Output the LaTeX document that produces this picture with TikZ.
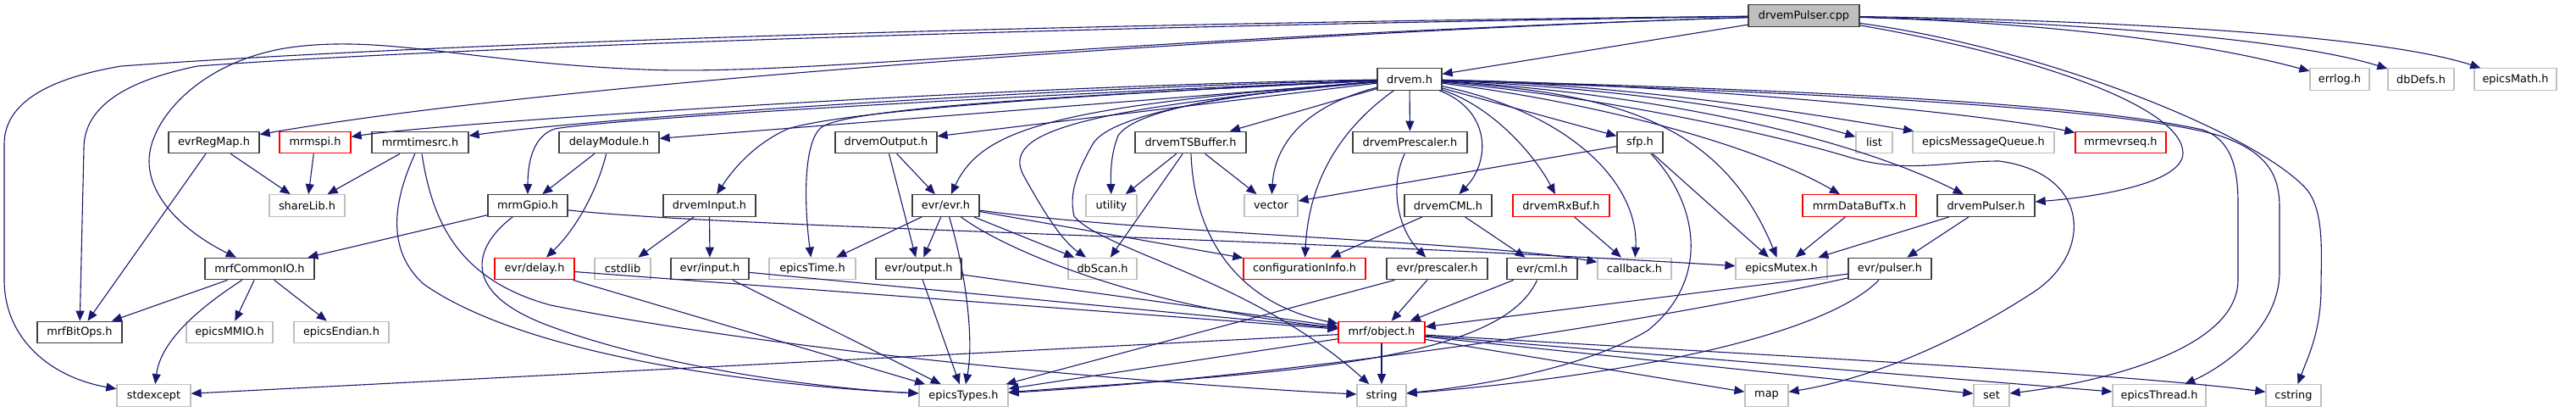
\documentclass[tikz,border=0pt]{standalone}
\usepackage{fontspec}
\setmainfont{DejaVu Sans}
\usetikzlibrary{arrows.meta}
\definecolor{edgec}{HTML}{191970}
\definecolor{gbord}{HTML}{BFBFBF}
\definecolor{kbord}{HTML}{404040}
\definecolor{rootfill}{HTML}{BFBFBF}
\begin{document}
\begin{tikzpicture}[x=1pt,y=-1pt,
  bx/.style={rectangle, inner sep=0pt, minimum height=25.5pt, line width=1.3pt, fill=white,
    font=\fontsize{12.9}{15}\selectfont},
  kb/.style={bx, draw=kbord},
  gb/.style={bx, draw=gbord},
  rb/.style={bx, draw=red},
  rootb/.style={bx, draw=kbord, fill=rootfill},
  e/.style={draw=edgec, line width=1.1pt, -{Triangle[length=12pt,width=10pt]}}]
\useasboundingbox[fill=white] (0,0) rectangle (3041,485);

% row 0
\node[rootb, minimum width=131pt] (cpp) at (2129.5,18.5) {drvemPulser.cpp};
% row 1
\node[kb, minimum width=76pt] (drvem) at (1664,93.5) {drvem.h};
\node[gb, minimum width=70pt] (errlog) at (2762,93.5) {errlog.h};
\node[gb, minimum width=78pt] (dbdefs) at (2858,93.5) {dbDefs.h};
\node[gb, minimum width=97pt] (emath) at (2969.5,93.5) {epicsMath.h};
% row 2
\node[kb, minimum width=107pt] (regmap) at (252.5,168) {evrRegMap.h};
\node[rb, minimum width=84pt] (mrmspi) at (372,168) {mrmspi.h};
\node[kb, minimum width=114pt] (timesrc) at (496,168) {mrmtimesrc.h};
\node[kb, minimum width=118pt] (delaymod) at (719,168) {delayModule.h};
\node[kb, minimum width=120pt] (dout) at (1046,168) {drvemOutput.h};
\node[kb, minimum width=131pt] (tsbuf) at (1405.5,168) {drvemTSBuffer.h};
\node[kb, minimum width=135pt] (dpresc) at (1664.5,168) {drvemPrescaler.h};
\node[kb, minimum width=54pt] (sfp) at (1936,168) {sfp.h};
\node[gb, minimum width=43pt] (list) at (2212.5,168) {list};
\node[gb, minimum width=167pt] (emq) at (2341.5,168) {epicsMessageQueue.h};
\node[rb, minimum width=107pt] (evrseq) at (2503.5,168) {mrmevrseq.h};
% row 3
\node[gb, minimum width=89pt] (sharelib) at (362.5,242.5) {shareLib.h};
\node[kb, minimum width=94pt] (gpio) at (623,242.5) {mrmGpio.h};
\node[kb, minimum width=109pt] (din) at (837.5,242.5) {drvemInput.h};
\node[kb, minimum width=79pt] (evr) at (1116.5,242.5) {evr/evr.h};
\node[gb, minimum width=60pt] (utility) at (1312,242.5) {utility};
\node[gb, minimum width=63pt] (vector) at (1500.5,242.5) {vector};
\node[kb, minimum width=103pt] (dcml) at (1709.5,242.5) {drvemCML.h};
\node[rb, minimum width=114pt] (rxbuf) at (1843,242.5) {drvemRxBuf.h};
\node[rb, minimum width=134pt] (dbtx) at (2195,242.5) {mrmDataBufTx.h};
\node[kb, minimum width=115pt] (dpulser) at (2344.5,242.5) {drvemPulser.h};
% row 4
\node[kb, minimum width=129pt] (commonio) at (306.5,317) {mrfCommonIO.h};
\node[rb, minimum width=94pt] (edelay) at (631,317) {evr/delay.h};
\node[gb, minimum width=66pt] (cstdlib) at (735,317) {cstdlib};
\node[kb, minimum width=92pt] (einput) at (838,317) {evr/input.h};
\node[gb, minimum width=102pt] (etime) at (959,317) {epicsTime.h};
\node[kb, minimum width=101pt] (eoutput) at (1084.5,317) {evr/output.h};
\node[gb, minimum width=81pt] (dbscan) at (1301.5,317) {dbScan.h};
\node[rb, minimum width=144pt] (cfginfo) at (1540,317) {configurationInfo.h};
\node[kb, minimum width=119pt] (epresc) at (1696.5,317) {evr/prescaler.h};
\node[kb, minimum width=83pt] (ecml) at (1820.5,317) {evr/cml.h};
\node[gb, minimum width=87pt] (callback) at (1929.5,317) {callback.h};
\node[gb, minimum width=108pt] (emutex) at (2103,317) {epicsMutex.h};
\node[kb, minimum width=98pt] (epulser) at (2231,317) {evr/pulser.h};
% row 5
\node[kb, minimum width=100pt] (bitops) at (94,392) {mrfBitOps.h};
\node[gb, minimum width=102pt] (mmio) at (271,392) {epicsMMIO.h};
\node[gb, minimum width=112pt] (endian) at (403,392) {epicsEndian.h};
\node[rb, minimum width=102pt] (object) at (1631,392) {mrf/object.h};
% row 6
\node[gb, minimum width=87pt] (stdexcept) at (181.5,466.5) {stdexcept};
\node[gb, minimum width=105pt] (etypes) at (1137.5,466.5) {epicsTypes.h};
\node[gb, minimum width=58pt] (string) at (1631,466.5) {string};
\node[gb, minimum width=51pt] (map) at (2085.5,466.5) {map};
\node[gb, minimum width=42pt] (set) at (2351,466.5) {set};
\node[gb, minimum width=110pt] (ethread) at (2549,466.5) {epicsThread.h};
\node[gb, minimum width=65pt] (cstring) at (2707.5,466.5) {cstring};

% ---- edges from drvemPulser.cpp
\draw[e] (cpp) -- (drvem);
\draw[e] (cpp) .. controls (2450,28) and (2620,55) .. (errlog);
\draw[e] (cpp) .. controls (2500,28) and (2720,50) .. (dbdefs);
\draw[e] (cpp) .. controls (2550,25) and (2820,45) .. (emath);
\draw[e] (cpp) .. controls (2400,55) and (2650,150) .. (2720,220) .. controls (2745,245) and (2740,300) .. (2740,340) .. controls (2740,390) and (2725,420) .. (cstring);
\draw[e] (cpp) .. controls (2400,65) and (2575,125) .. (2577,180) .. controls (2578,215) and (2480,232) .. (dpulser);
\draw[e] (cpp) .. controls (1600,35) and (700,90) .. (regmap);
\draw[e] (cpp) .. controls (1300,45) and (950,90) .. (760,82) .. controls (560,74) and (460,42) .. (350,55) .. controls (240,68) and (176,140) .. (176,190) .. controls (176,240) and (230,280) .. (commonio);
\draw[e] (cpp) .. controls (1200,28) and (500,52) .. (143,78) .. controls (60,92) and (5,120) .. (5,170) -- (5,330) .. controls (5,400) and (60,445) .. (stdexcept);
\draw[e] (cpp) .. controls (1200,32) and (500,58) .. (233,78) .. controls (150,95) and (99,125) .. (99,175) -- (bitops);

% ---- edges from drvem.h
\draw[e] (drvem) .. controls (1200,100) and (520,145) .. (mrmspi);
\draw[e] (drvem) .. controls (1200,105) and (700,140) .. (timesrc);
\draw[e] (drvem) -- (delaymod);
\draw[e] (drvem) .. controls (1200,112) and (720,140) .. (655,152) .. controls (630,160) and (623,190) .. (gpio);
\draw[e] (drvem) .. controls (1300,110) and (1000,130) .. (930,152) .. controls (890,170) and (865,200) .. (din);
\draw[e] (drvem) .. controls (1200,115) and (1000,130) .. (970,150) .. controls (950,165) and (948,230) .. (etime);
\draw[e] (drvem) -- (dout);
\draw[e] (drvem) .. controls (1250,125) and (1160,150) .. (evr);
\draw[e] (drvem) .. controls (1250,130) and (1180,160) .. (1210,210) .. controls (1235,255) and (1255,285) .. (dbscan);
\draw[e] (drvem) .. controls (1450,110) and (1340,130) .. (1320,160) .. controls (1312,180) and (1311,200) .. (utility);
\draw[e] (drvem) .. controls (1450,110) and (1310,135) .. (1290,170) .. controls (1270,205) and (1262,230) .. (1268,255) .. controls (1300,295) and (1480,330) .. (string);
\draw[e] (drvem) -- (tsbuf);
\draw[e] (drvem) .. controls (1540,125) and (1505,170) .. (vector);
\draw[e] (drvem) .. controls (1585,150) and (1545,210) .. (cfginfo);
\draw[e] (drvem) -- (dpresc);
\draw[e] (drvem) .. controls (1760,130) and (1760,190) .. (dcml);
\draw[e] (drvem) .. controls (1760,125) and (1810,180) .. (rxbuf);
\draw[e] (drvem) .. controls (1860,135) and (1935,220) .. (callback);
\draw[e] (drvem) -- (sfp);
\draw[e] (drvem) .. controls (1900,110) and (2030,140) .. (emutex);
\draw[e] (drvem) .. controls (1880,120) and (2070,170) .. (dbtx);
\draw[e] (drvem) .. controls (1950,110) and (2180,160) .. (dpulser);
\draw[e] (drvem) .. controls (1950,105) and (2120,140) .. (list);
\draw[e] (drvem) .. controls (1950,100) and (2200,145) .. (emq);
\draw[e] (drvem) .. controls (2000,100) and (2350,135) .. (evrseq);
\draw[e] (drvem) .. controls (1900,115) and (2100,160) .. (2185,186) .. controls (2250,205) and (2300,190) .. (2360,190) .. controls (2470,205) and (2470,300) .. (2400,345) .. controls (2300,410) and (2200,448) .. (map);
\draw[e] (drvem) .. controls (2100,105) and (2450,120) .. (2600,153) .. controls (2635,165) and (2642,200) .. (2642,240) -- (2642,330) .. controls (2642,420) and (2450,455) .. (set);
\draw[e] (drvem) .. controls (2100,108) and (2500,125) .. (2620,160) .. controls (2680,180) and (2691,210) .. (2691,245) -- (2691,320) .. controls (2691,390) and (2620,435) .. (ethread);

% ---- left part
\draw[e] (regmap) -- (sharelib);
\draw[e] (regmap) -- (bitops);
\draw[e] (mrmspi) -- (sharelib);
\draw[e] (timesrc) -- (sharelib);
\draw[e] (timesrc) .. controls (470,225) and (450,290) .. (500,335) .. controls (620,420) and (900,455) .. (etypes);
\draw[e] (timesrc) .. controls (510,260) and (540,330) .. (650,360) .. controls (950,420) and (1400,455) .. (string);
\draw[e] (commonio) -- (bitops);
\draw[e] (commonio) -- (mmio);
\draw[e] (commonio) -- (endian);
\draw[e] (commonio) .. controls (240,360) and (190,400) .. (stdexcept);
\draw[e] (gpio) -- (commonio);
\draw[e] (gpio) .. controls (560,290) and (540,345) .. (650,385) .. controls (800,440) and (1000,460) .. (etypes);
\draw[e] (gpio) .. controls (850,268) and (1500,280) .. (emutex);
\draw[e] (delaymod) -- (gpio);
\draw[e] (delaymod) .. controls (705,225) and (680,270) .. (edelay);
\draw[e] (edelay) -- (object);
\draw[e] (edelay) -- (etypes);
\draw[e] (din) -- (cstdlib);
\draw[e] (din) -- (einput);
\draw[e] (einput) -- (object);
\draw[e] (einput) -- (etypes);

% ---- middle part
\draw[e] (dout) -- (evr);
\draw[e] (dout) -- (eoutput);
\draw[e] (evr) -- (etime);
\draw[e] (evr) -- (eoutput);
\draw[e] (evr) -- (dbscan);
\draw[e] (evr) -- (cfginfo);
\draw[e] (evr) .. controls (1140,320) and (1150,400) .. (etypes);
\draw[e] (evr) .. controls (1180,290) and (1330,360) .. (object);
\draw[e] (evr) .. controls (1350,275) and (1750,285) .. (callback);
\draw[e] (eoutput) -- (object);
\draw[e] (eoutput) -- (etypes);
\draw[e] (tsbuf) -- (utility);
\draw[e] (tsbuf) -- (dbscan);
\draw[e] (tsbuf) -- (vector);
\draw[e] (tsbuf) .. controls (1410,290) and (1470,360) .. (object);
\draw[e] (dpresc) .. controls (1640,220) and (1650,270) .. (epresc);
\draw[e] (epresc) -- (object);
\draw[e] (epresc) -- (etypes);
\draw[e] (dcml) -- (cfginfo);
\draw[e] (dcml) -- (ecml);
\draw[e] (ecml) -- (object);
\draw[e] (ecml) .. controls (1770,430) and (1500,440) .. (etypes);
\draw[e] (rxbuf) -- (callback);

% ---- right part
\draw[e] (sfp) -- (vector);
\draw[e] (sfp) -- (emutex);
\draw[e] (sfp) .. controls (2005,240) and (2020,330) .. (1945,390) .. controls (1860,440) and (1720,458) .. (string);
\draw[e] (dbtx) -- (emutex);
\draw[e] (dpulser) -- (emutex);
\draw[e] (dpulser) -- (epulser);
\draw[e] (epulser) -- (object);
\draw[e] (epulser) .. controls (1900,390) and (1500,445) .. (etypes);
\draw[e] (epulser) .. controls (2150,400) and (1900,445) .. (string);

% ---- from mrf/object.h
\draw[e] (object) -- (string);
\draw[e] (object) -- (etypes);
\draw[e] (object) -- (stdexcept);
\draw[e] (object) -- (map);
\draw[e] (object) -- (set);
\draw[e] (object) -- (ethread);
\draw[e] (object) .. controls (2100,420) and (2500,440) .. (cstring);
\end{tikzpicture}
\end{document}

::::::::

• **WHAT TO DO**
Exactly as written, please give again the lines from the beginning of the listing through the line containing "(0,0) rectangle (3041,485);", inclusive, without any pictures.

• **FINISHED TASK**
Output the LaTeX document that produces this picture with TikZ.
\documentclass[tikz,border=0pt]{standalone}
\usepackage{fontspec}
\setmainfont{DejaVu Sans}
\usetikzlibrary{arrows.meta}
\definecolor{edgec}{HTML}{191970}
\definecolor{gbord}{HTML}{BFBFBF}
\definecolor{kbord}{HTML}{404040}
\definecolor{rootfill}{HTML}{BFBFBF}
\begin{document}
\begin{tikzpicture}[x=1pt,y=-1pt,
  bx/.style={rectangle, inner sep=0pt, minimum height=25.5pt, line width=1.3pt, fill=white,
    font=\fontsize{12.9}{15}\selectfont},
  kb/.style={bx, draw=kbord},
  gb/.style={bx, draw=gbord},
  rb/.style={bx, draw=red},
  rootb/.style={bx, draw=kbord, fill=rootfill},
  e/.style={draw=edgec, line width=1.1pt, -{Triangle[length=12pt,width=10pt]}}]
\useasboundingbox[fill=white] (0,0) rectangle (3041,485);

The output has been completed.